Fixes to complicated problems are rarely "simple and obvious", except to people who are rather simple themselves.
Setting a wealth tax at any fixed number, whether it's $10M or anything else, is simply stupid. You need to index for inflation at the very least. The large cost-of-living differences across the US are also a critical consideration.
Taxing capital gains at the ordinary income rate would be hugely punishing to the middle class, whose retirement savings are largely tied up in 401(k) accounts and real property. You'd devastate those members of the middle class who have tried to do the right thing and save for their later years.
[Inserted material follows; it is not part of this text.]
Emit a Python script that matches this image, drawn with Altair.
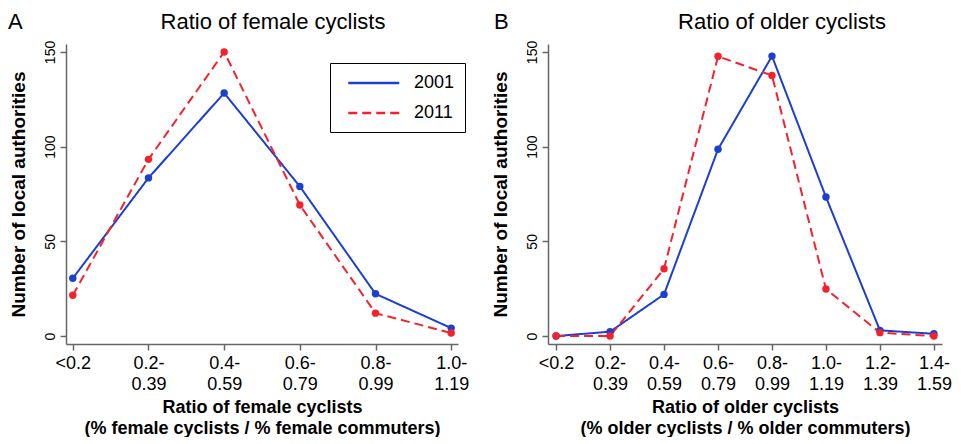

Are "stonk transactions" supposed to be "stock transactions"? Those are mostly interstate so sales tax wouldn't apply anyway. I really don't know what you're hoping to accomplish with this one.
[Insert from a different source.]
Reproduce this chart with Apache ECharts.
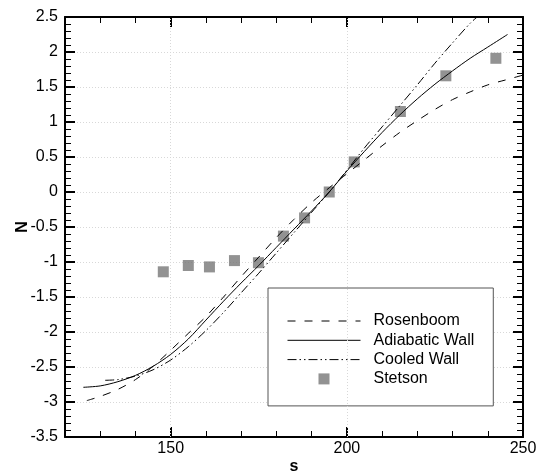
<!DOCTYPE html>
<html>
<head>
<meta charset="utf-8">
<script src="https://cdn.jsdelivr.net/npm/echarts@6/dist/echarts.min.js"></script>
<style>
  html, body { margin: 0; padding: 0; background: #fff; }
  #chart { width: 536px; height: 473px; }
</style>
</head>
<body>
<div id="chart"></div>
<script>
// Adiabatic wall prediction: [s, N]
const adiabaticWall = [
  [125.2, -2.79], [130, -2.77], [135, -2.71], [140, -2.62], [145, -2.49],
  [150, -2.32], [155, -2.10], [160, -1.83], [165, -1.56], [170, -1.30],
  [175, -1.05], [180, -0.79], [185, -0.53], [190, -0.27], [195, 0.0],
  [200, 0.30], [205, 0.58], [210, 0.85], [215, 1.10], [220, 1.33],
  [225, 1.54], [230, 1.73], [235, 1.91], [240, 2.07], [245.6, 2.25]
];

// Cooled wall prediction: [s, N]
const cooledWall = [
  [131.4, -2.69], [135, -2.68], [140, -2.63], [145, -2.54], [150, -2.40],
  [155, -2.21], [160, -1.98], [165, -1.72], [170, -1.44], [175, -1.16],
  [180, -0.87], [185, -0.58], [190, -0.29], [195, 0.0], [200, 0.31],
  [205, 0.63], [210, 0.93], [215, 1.23], [220, 1.53], [225, 1.84],
  [230, 2.13], [235, 2.41], [237, 2.50]
];

// Rosenboom correlation: [s, N]
const rosenboom = [
  [126.2, -2.98], [130, -2.92], [135, -2.82], [140, -2.68], [145, -2.49],
  [150, -2.26], [155, -2.02], [160, -1.78], [165, -1.50], [170, -1.21],
  [175, -0.93], [180, -0.65], [185, -0.39], [190, -0.15], [195, 0.06],
  [200, 0.26], [205, 0.46], [210, 0.66], [215, 0.85], [220, 1.02],
  [225, 1.18], [230, 1.32], [235, 1.43], [240, 1.53], [245, 1.60], [250, 1.67]
];

// Stetson measurements: [s, N]
const stetson = [
  [147.9, -1.14], [155.0, -1.05], [161.0, -1.07], [168.1, -0.98],
  [174.9, -1.01], [182.0, -0.63], [188.0, -0.37], [195.0, 0.0],
  [202.1, 0.43], [215.2, 1.15], [228.1, 1.66], [242.3, 1.91]
];

const xMajorTicks = [150, 200, 250];
const seriesNames = ['Rosenboom', 'Adiabatic Wall', 'Cooled Wall', 'Stetson'];

const FONT = "'Liberation Sans', Arial, sans-serif";
const dashed = [8, 9];
const dashDotDot = [9, 3, 1.5, 3, 1.5, 3];

const chart = echarts.init(document.getElementById('chart'), null, { renderer: 'canvas' });

const xBase = {
  type: 'value', min: 120, max: 250, gridIndex: 0
};
const yBase = {
  type: 'value', min: -3.5, max: 2.5, interval: 0.5, gridIndex: 0
};

chart.setOption({
  animation: false,
  backgroundColor: '#fff',
  grid: { left: 65, right: 13, top: 17, bottom: 36, containLabel: false, outerBoundsMode: 'none' },
  xAxis: [
    Object.assign({}, xBase, {
      position: 'bottom', interval: 10,
      name: 's', nameLocation: 'middle', nameGap: 22, nameMoveOverlap: false,
      nameTextStyle: { fontFamily: FONT, fontSize: 16, fontWeight: 'bold', color: '#000' },
      axisLine: { show: true, onZero: false, lineStyle: { color: '#000', width: 2 } },
      axisTick: { show: true, inside: true, length: 6, lineStyle: { color: '#000', width: 1 } },
      axisLabel: {
        show: true, margin: 4, color: '#000', fontFamily: FONT, fontSize: 16,
        formatter: v => (xMajorTicks.indexOf(v) >= 0 ? String(v) : '')
      },
      splitLine: { show: false }
    }),
    Object.assign({}, xBase, {
      position: 'bottom', interval: 50,
      axisLine: { show: false, onZero: false },
      axisTick: { show: true, inside: true, length: 10, customValues: xMajorTicks, lineStyle: { color: '#000', width: 2 } },
      axisLabel: { show: false },
      splitLine: { show: false }
    }),
    Object.assign({}, xBase, {
      position: 'top', interval: 10,
      axisLine: { show: true, onZero: false, lineStyle: { color: '#000', width: 2 } },
      axisTick: { show: true, inside: true, length: 6, lineStyle: { color: '#000', width: 1 } },
      axisLabel: { show: false },
      splitLine: { show: false }
    }),
    Object.assign({}, xBase, {
      position: 'top', interval: 50,
      axisLine: { show: false, onZero: false },
      axisTick: { show: true, inside: true, length: 10, customValues: xMajorTicks, lineStyle: { color: '#000', width: 2 } },
      axisLabel: { show: false },
      splitLine: { show: false }
    })
  ],
  yAxis: [
    Object.assign({}, yBase, {
      position: 'left',
      name: 'N', nameLocation: 'middle', nameGap: 34, nameRotate: 90, nameMoveOverlap: false,
      nameTextStyle: { fontFamily: FONT, fontSize: 16, fontWeight: 'bold', color: '#000' },
      axisLine: { show: true, onZero: false, lineStyle: { color: '#000', width: 2 } },
      axisTick: { show: true, inside: true, length: 10, lineStyle: { color: '#000', width: 2 } },
      minorTick: { show: true, splitNumber: 5, length: 6, lineStyle: { color: '#000', width: 1 } },
      axisLabel: { show: true, margin: 7, color: '#000', fontFamily: FONT, fontSize: 16 },
      splitLine: { show: true, lineStyle: { color: '#d8d8d8', width: 1, type: [1, 2] } }
    }),
    Object.assign({}, yBase, {
      position: 'right',
      axisLine: { show: true, onZero: false, lineStyle: { color: '#000', width: 2 } },
      axisTick: { show: true, inside: true, length: 10, lineStyle: { color: '#000', width: 2 } },
      minorTick: { show: true, splitNumber: 5, length: 6, lineStyle: { color: '#000', width: 1 } },
      axisLabel: { show: false },
      splitLine: { show: false }
    })
  ],
  legend: {
    show: true,
    orient: 'vertical',
    left: 268, top: 288,
    padding: [25, 19, 19, 19],
    itemWidth: 73, itemHeight: 11, itemGap: 3.3,
    backgroundColor: '#fff',
    borderColor: '#555', borderWidth: 1,
    selectedMode: false,
    symbolKeepAspect: true,
    textStyle: { fontFamily: FONT, fontSize: 16, color: '#000', lineHeight: 16, padding: [0, 0, 0, 8] },
    lineStyle: { width: 1 },
    data: [
      { name: seriesNames[0], itemStyle: { opacity: 0 }, lineStyle: { width: 1, type: dashed, color: '#000' } },
      { name: seriesNames[1], itemStyle: { opacity: 0 }, lineStyle: { width: 1, type: 'solid', color: '#000' } },
      { name: seriesNames[2], itemStyle: { opacity: 0 }, lineStyle: { width: 1, type: dashDotDot, color: '#000' } },
      { name: seriesNames[3], icon: 'path://M0,0L10,0L10,10L0,10Z' }
    ]
  },
  series: [
    {
      name: seriesNames[0], type: 'line', data: rosenboom,
      xAxisIndex: 0, yAxisIndex: 0,
      symbol: 'none', smooth: 0.3, clip: true,
      lineStyle: { color: '#000', width: 1, type: dashed },
      itemStyle: { color: '#000' }
    },
    {
      name: seriesNames[1], type: 'line', data: adiabaticWall,
      xAxisIndex: 0, yAxisIndex: 0,
      symbol: 'none', smooth: 0.3, clip: true,
      lineStyle: { color: '#000', width: 1, type: 'solid' },
      itemStyle: { color: '#000' }
    },
    {
      name: seriesNames[2], type: 'line', data: cooledWall,
      xAxisIndex: 0, yAxisIndex: 0,
      symbol: 'none', smooth: 0.3, clip: true,
      lineStyle: { color: '#000', width: 1, type: dashDotDot },
      itemStyle: { color: '#000' }
    },
    {
      name: seriesNames[3], type: 'scatter', data: stetson,
      xAxisIndex: 0, yAxisIndex: 0,
      symbol: 'rect', symbolSize: 11,
      itemStyle: { color: '#777777' }
    },
    {
      // faint dotted guide lines at the labelled s values
      type: 'line', data: [], xAxisIndex: 0, yAxisIndex: 0, silent: true,
      markLine: {
        silent: true, symbol: 'none', label: { show: false },
        lineStyle: { color: '#d8d8d8', width: 1, type: [1, 2] },
        data: xMajorTicks.slice(0, 2).map(v => ({ xAxis: v }))
      }
    }
  ]
});
</script>
</body>
</html>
Corporate income tax is a sop to people who don't understand taxation. Corporations have all sorts of avenues for burying income, and the larger they are, the better they are at it. Corporate income tax punishes small businesses disproportionately; they're regressive. There are better ways to remedy the corporate-wealth problem, such as amending the tax law to remove the buyback loophole.
FICA (the "social security tax") should be made progressive, or at the very least flat. Agreed on that one. The cap on it is purely regressive.
I'm progressive. I believe real income tax rates are too low, and the Federal income tax is overall regressive. But most of the fixes (FICA aside) are neither simple nor obvious.
And, to be honest, I'd rather expend political capital on problems I think are more pressing. In the US economic realm, that would include access to health care and basic needs, sufficient retirement income for those in the lower and lower-middle brackets, student-loan debt and the cost of education, and so on. Outside economic security it would be things like police violence, incarceration, the surveillance state, and excessive police powers being handed to various agencies under the DHS.